◆ Data excerpts

## begin

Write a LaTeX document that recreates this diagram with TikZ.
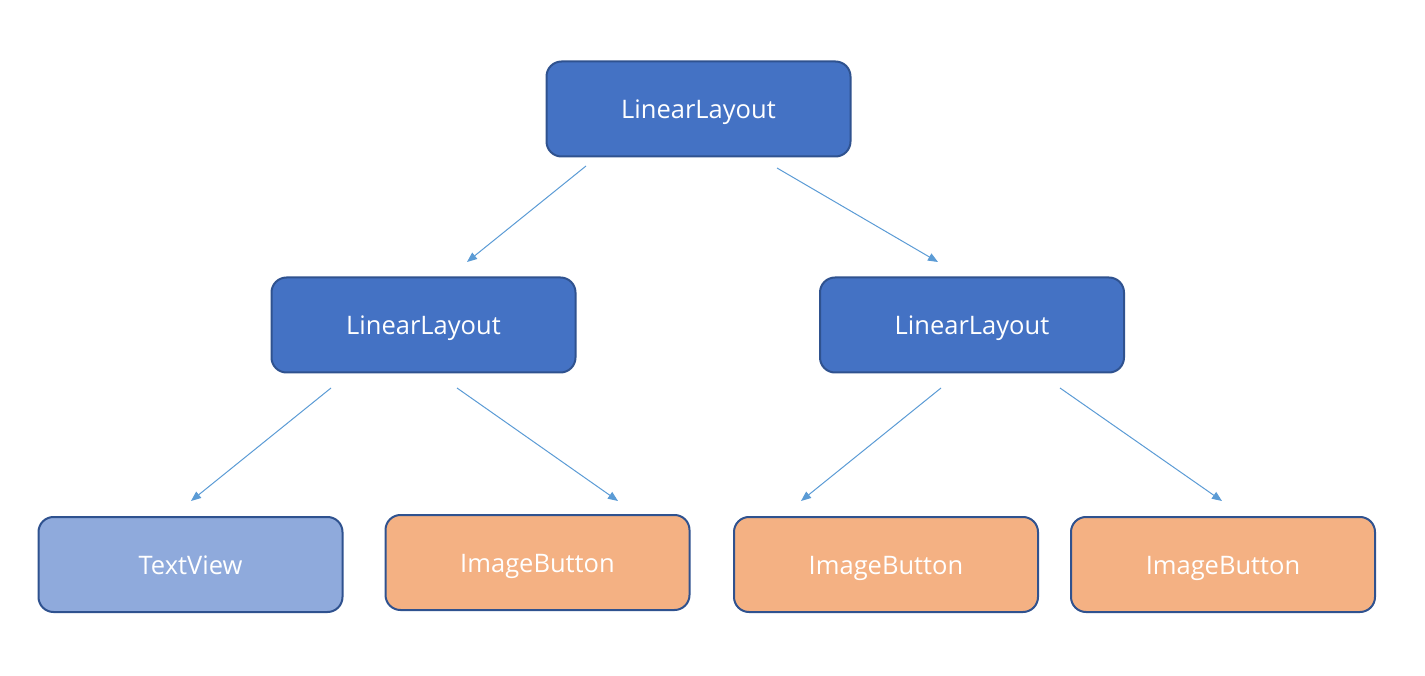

## end
## begin

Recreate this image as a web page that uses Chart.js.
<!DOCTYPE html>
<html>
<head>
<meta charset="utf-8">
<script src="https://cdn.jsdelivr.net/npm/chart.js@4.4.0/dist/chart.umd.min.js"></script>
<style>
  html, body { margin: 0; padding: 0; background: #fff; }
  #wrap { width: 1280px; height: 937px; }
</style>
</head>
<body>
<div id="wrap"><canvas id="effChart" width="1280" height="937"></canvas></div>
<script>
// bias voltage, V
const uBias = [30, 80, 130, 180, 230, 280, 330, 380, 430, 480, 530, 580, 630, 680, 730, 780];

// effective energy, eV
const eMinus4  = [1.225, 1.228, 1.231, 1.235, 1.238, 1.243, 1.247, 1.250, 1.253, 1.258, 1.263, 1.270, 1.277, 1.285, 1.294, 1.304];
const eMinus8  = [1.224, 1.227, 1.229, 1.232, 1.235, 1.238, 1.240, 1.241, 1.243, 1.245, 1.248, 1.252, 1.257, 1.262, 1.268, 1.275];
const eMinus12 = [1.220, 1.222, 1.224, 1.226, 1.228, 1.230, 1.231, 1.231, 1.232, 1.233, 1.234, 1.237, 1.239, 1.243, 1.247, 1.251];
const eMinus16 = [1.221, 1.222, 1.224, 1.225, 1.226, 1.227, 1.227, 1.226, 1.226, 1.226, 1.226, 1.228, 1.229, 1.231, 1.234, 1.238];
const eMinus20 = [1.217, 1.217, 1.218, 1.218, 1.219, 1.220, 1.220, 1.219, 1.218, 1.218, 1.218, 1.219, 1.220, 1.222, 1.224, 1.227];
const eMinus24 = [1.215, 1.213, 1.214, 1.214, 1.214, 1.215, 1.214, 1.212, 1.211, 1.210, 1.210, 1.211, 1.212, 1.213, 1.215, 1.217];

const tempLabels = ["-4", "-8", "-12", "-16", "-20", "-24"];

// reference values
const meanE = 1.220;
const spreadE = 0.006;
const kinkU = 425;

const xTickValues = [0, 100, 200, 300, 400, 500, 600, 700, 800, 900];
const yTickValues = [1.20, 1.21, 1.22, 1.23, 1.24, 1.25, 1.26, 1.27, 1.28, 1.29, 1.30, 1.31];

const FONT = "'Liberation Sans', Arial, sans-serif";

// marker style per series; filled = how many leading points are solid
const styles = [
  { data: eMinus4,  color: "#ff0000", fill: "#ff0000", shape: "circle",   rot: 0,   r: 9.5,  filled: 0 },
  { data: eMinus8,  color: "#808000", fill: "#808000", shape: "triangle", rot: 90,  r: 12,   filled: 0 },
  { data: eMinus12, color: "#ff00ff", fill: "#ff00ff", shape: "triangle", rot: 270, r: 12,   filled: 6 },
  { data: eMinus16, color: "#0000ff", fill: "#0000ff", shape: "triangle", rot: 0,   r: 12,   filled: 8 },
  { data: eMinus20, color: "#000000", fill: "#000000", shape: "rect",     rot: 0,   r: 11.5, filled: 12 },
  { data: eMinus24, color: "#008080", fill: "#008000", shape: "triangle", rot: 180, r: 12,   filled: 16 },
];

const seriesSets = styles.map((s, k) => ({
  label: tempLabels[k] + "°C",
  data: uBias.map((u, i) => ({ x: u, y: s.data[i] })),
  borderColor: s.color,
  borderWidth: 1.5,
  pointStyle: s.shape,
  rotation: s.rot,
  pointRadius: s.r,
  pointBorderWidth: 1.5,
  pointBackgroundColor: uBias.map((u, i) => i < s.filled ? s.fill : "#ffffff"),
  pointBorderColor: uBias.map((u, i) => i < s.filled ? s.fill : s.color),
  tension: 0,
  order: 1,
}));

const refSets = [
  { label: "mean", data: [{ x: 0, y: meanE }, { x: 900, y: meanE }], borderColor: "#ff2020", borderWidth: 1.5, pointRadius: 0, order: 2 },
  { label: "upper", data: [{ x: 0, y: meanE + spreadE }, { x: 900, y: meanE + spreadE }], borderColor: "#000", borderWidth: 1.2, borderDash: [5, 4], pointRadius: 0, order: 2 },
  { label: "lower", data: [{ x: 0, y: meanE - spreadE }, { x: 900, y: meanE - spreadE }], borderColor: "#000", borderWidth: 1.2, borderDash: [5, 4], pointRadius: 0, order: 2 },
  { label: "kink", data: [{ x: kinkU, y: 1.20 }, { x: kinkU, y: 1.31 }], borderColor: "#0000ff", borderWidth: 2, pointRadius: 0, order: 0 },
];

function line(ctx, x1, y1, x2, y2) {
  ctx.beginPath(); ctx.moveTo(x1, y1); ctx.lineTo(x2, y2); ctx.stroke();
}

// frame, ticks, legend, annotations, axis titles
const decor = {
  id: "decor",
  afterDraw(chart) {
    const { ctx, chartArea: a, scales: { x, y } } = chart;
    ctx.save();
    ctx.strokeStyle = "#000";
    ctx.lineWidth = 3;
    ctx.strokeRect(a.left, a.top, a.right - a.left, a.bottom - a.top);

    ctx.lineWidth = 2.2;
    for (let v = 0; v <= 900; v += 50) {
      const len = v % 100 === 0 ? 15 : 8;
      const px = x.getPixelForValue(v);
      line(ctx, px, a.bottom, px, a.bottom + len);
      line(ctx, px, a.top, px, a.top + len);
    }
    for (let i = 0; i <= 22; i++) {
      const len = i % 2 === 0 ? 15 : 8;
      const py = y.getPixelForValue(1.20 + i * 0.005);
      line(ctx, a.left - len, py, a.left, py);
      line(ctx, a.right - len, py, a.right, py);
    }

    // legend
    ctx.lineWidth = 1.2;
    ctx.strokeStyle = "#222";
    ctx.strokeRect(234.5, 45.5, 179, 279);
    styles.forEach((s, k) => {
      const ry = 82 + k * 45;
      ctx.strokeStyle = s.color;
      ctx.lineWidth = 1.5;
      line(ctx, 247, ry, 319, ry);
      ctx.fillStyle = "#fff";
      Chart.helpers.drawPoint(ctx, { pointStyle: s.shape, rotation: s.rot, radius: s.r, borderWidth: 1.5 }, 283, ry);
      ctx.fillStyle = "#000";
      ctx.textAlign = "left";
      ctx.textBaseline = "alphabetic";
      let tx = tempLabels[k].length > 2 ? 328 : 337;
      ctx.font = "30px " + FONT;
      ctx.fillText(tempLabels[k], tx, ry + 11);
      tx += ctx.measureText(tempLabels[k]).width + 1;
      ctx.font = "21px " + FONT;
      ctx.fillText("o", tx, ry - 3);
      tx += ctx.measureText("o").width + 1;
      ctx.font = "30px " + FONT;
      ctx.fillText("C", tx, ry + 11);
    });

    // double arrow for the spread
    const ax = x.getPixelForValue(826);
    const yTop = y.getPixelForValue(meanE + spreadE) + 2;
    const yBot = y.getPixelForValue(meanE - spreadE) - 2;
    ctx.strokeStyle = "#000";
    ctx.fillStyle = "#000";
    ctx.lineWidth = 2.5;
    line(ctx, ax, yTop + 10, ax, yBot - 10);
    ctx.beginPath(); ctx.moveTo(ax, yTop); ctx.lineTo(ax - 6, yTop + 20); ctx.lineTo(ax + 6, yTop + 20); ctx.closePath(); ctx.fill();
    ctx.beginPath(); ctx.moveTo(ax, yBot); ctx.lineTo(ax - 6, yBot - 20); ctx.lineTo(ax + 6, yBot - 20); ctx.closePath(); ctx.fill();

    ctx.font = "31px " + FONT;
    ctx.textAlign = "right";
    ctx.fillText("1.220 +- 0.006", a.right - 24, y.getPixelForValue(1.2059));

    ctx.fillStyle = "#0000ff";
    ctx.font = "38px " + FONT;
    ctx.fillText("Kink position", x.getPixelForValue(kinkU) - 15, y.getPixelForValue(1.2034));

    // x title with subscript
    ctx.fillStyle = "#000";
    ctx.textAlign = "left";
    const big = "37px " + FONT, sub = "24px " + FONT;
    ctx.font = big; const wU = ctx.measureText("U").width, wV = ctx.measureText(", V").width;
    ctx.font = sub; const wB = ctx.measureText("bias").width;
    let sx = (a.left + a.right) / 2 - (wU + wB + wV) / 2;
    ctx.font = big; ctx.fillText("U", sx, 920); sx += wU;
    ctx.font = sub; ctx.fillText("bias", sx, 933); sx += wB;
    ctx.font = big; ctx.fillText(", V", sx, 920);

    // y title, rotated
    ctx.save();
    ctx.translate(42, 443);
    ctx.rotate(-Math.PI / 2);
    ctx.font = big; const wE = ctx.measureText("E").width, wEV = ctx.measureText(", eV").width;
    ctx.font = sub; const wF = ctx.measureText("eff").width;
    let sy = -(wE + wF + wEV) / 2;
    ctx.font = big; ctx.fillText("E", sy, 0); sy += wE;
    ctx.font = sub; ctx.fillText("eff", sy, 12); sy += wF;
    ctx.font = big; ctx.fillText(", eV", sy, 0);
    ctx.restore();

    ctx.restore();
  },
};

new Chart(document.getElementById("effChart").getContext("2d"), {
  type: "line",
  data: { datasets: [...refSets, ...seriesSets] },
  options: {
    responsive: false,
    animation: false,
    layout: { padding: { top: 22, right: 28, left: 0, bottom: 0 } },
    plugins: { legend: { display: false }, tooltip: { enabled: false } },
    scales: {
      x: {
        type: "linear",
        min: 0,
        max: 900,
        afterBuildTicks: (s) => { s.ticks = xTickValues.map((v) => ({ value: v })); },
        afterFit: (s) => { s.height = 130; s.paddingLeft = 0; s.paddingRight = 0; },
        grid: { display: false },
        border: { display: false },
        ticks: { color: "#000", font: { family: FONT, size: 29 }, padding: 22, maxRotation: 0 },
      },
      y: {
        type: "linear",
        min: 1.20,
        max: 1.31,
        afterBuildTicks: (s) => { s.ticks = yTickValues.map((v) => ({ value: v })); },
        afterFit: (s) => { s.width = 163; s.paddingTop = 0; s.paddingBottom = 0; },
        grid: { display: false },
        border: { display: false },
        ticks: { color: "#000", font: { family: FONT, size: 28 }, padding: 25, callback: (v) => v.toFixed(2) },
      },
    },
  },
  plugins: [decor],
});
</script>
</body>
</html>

## end
## begin

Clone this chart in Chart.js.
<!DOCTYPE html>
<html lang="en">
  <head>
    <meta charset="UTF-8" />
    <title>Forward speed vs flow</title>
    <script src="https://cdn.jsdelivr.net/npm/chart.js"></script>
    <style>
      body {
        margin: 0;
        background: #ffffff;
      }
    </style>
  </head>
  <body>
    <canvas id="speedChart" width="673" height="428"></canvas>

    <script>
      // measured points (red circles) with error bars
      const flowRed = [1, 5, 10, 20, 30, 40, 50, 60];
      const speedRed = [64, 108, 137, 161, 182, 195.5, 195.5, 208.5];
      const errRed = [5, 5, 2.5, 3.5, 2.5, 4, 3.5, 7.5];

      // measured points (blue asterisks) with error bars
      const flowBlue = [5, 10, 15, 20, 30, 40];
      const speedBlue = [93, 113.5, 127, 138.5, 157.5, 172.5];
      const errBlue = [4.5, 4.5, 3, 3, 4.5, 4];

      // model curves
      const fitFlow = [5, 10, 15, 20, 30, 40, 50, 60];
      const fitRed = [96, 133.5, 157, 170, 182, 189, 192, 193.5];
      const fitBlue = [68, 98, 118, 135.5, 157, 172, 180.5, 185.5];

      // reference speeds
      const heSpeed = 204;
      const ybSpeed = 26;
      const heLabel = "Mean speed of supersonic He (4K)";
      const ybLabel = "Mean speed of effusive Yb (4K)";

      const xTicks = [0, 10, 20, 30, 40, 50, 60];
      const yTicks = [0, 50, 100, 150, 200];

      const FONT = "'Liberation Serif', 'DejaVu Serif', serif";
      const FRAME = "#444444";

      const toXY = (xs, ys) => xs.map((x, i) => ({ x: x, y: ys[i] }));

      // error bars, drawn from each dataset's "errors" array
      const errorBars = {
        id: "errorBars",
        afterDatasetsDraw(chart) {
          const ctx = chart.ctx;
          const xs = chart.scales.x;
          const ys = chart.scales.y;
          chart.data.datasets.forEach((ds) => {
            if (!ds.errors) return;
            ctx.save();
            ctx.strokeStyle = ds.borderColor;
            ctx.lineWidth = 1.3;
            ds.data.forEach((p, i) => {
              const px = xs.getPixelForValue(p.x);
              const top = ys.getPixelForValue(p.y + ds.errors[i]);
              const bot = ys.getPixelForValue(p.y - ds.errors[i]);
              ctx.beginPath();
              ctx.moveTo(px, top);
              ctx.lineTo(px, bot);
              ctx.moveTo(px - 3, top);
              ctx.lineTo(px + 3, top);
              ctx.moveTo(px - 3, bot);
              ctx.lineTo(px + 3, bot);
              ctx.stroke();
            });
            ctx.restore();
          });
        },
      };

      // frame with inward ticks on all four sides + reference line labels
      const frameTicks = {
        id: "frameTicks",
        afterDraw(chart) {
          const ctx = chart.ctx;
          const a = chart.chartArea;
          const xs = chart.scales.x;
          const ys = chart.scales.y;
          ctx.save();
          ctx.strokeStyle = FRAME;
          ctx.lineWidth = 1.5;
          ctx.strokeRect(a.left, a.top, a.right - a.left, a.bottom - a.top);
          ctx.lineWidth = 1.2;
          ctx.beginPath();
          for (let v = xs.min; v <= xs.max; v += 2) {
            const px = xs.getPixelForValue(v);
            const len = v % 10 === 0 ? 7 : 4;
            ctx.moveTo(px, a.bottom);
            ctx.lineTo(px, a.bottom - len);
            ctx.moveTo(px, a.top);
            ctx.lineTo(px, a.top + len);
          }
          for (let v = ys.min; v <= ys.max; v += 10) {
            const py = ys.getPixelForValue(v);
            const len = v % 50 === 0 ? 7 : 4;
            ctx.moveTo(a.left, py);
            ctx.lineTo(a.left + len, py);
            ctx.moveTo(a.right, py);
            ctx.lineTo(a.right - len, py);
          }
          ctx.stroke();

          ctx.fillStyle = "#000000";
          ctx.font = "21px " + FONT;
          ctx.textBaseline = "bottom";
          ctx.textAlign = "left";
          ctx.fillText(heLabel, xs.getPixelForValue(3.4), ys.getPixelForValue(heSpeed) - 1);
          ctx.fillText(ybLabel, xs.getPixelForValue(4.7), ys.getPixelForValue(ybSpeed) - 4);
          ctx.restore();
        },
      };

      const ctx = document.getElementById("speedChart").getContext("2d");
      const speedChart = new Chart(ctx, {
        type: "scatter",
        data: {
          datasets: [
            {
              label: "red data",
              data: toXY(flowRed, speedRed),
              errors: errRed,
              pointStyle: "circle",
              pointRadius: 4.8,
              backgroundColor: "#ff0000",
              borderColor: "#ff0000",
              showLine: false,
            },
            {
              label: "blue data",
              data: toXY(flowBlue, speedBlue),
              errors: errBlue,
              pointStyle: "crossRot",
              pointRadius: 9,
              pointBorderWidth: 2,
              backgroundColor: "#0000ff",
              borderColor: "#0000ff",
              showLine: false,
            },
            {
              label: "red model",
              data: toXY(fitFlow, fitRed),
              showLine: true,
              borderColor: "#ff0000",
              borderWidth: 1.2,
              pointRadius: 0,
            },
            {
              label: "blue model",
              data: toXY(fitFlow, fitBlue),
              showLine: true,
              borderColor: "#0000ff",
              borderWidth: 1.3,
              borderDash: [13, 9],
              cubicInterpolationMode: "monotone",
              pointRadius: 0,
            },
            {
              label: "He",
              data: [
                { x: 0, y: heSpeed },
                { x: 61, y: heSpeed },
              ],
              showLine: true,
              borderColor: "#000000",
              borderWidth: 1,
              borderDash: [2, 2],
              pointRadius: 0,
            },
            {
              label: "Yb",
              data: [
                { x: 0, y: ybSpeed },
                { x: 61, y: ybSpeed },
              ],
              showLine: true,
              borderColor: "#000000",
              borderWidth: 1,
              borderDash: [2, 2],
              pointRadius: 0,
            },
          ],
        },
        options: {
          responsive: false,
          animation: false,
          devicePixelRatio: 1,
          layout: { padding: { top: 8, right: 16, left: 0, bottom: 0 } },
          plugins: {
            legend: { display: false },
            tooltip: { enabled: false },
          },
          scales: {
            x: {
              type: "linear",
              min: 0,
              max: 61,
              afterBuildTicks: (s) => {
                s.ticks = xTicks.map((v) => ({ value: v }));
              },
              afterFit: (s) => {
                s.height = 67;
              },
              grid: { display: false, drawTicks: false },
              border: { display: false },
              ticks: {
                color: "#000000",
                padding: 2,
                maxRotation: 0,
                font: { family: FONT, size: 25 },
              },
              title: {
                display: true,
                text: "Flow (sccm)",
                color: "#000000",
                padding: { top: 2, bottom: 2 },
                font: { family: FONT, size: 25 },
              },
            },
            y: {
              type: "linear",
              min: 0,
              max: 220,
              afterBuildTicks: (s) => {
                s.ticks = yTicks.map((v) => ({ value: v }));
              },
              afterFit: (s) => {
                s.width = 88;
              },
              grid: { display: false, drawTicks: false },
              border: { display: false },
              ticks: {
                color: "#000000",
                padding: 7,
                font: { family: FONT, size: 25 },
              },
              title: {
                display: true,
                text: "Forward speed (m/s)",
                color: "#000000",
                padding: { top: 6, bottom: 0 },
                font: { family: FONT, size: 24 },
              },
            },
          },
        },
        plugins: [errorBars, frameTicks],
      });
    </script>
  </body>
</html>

## end

◆ The problem
Gather each line of the records holding the string "document".

◆ Task result
Write a LaTeX document that recreates this diagram with TikZ.
new Chart(document.getElementById("effChart").getContext("2d"), {
      const ctx = document.getElementById("speedChart").getContext("2d");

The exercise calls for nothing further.